Opinion
October 26, 2000.
Judgment, Supreme Court, Bronx County (Michael Gross, J. at hearing; Martin Marcus, J. at plea and sentence), rendered July 15, 1999, convicting defendant of assault in the second degree, and sentencing him, as a second violent felony offender, to a term of 5 years, unanimously affirmed.
Mary B. McGarvey-Depuy, for respondent.
Abigail Everett, for defendant-appellant.
Before: Rosenberger, J.P., Nardelli, Ellerin, Lerner, Friedman, JJ.
Defendant's motion to suppress identification testimony was properly denied. Defendant's present arguments are unpreserved for appellate review because he raised completely different arguments before the hearing court, and we decline to review them in the interest of justice.

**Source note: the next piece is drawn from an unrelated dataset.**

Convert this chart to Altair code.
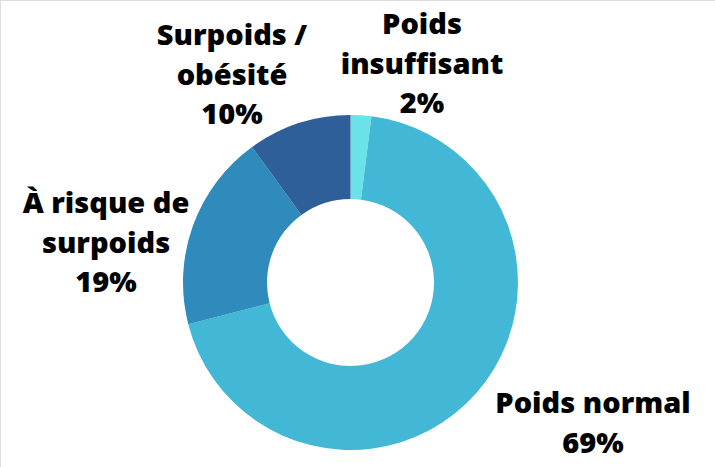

Were we to review these claims, we would find that the spontaneous identification resulting from the viewing of defendant in a cell at Rikers Island by one of the victims, a fellow-inmate, was not subject to suppression in that it was not arranged for the purpose of obtaining an identification and was not, in any event, unduly suggestive (see, People v. Dixon, 85 N.Y.2d 218; People v. Nimmons, 177 A.D.2d 444, lv denied 79 N.Y.2d 922).
THIS CONSTITUTES THE DECISION AND ORDER OF SUPREME COURT, APPELLATE DIVISION, FIRST DEPARTMENT.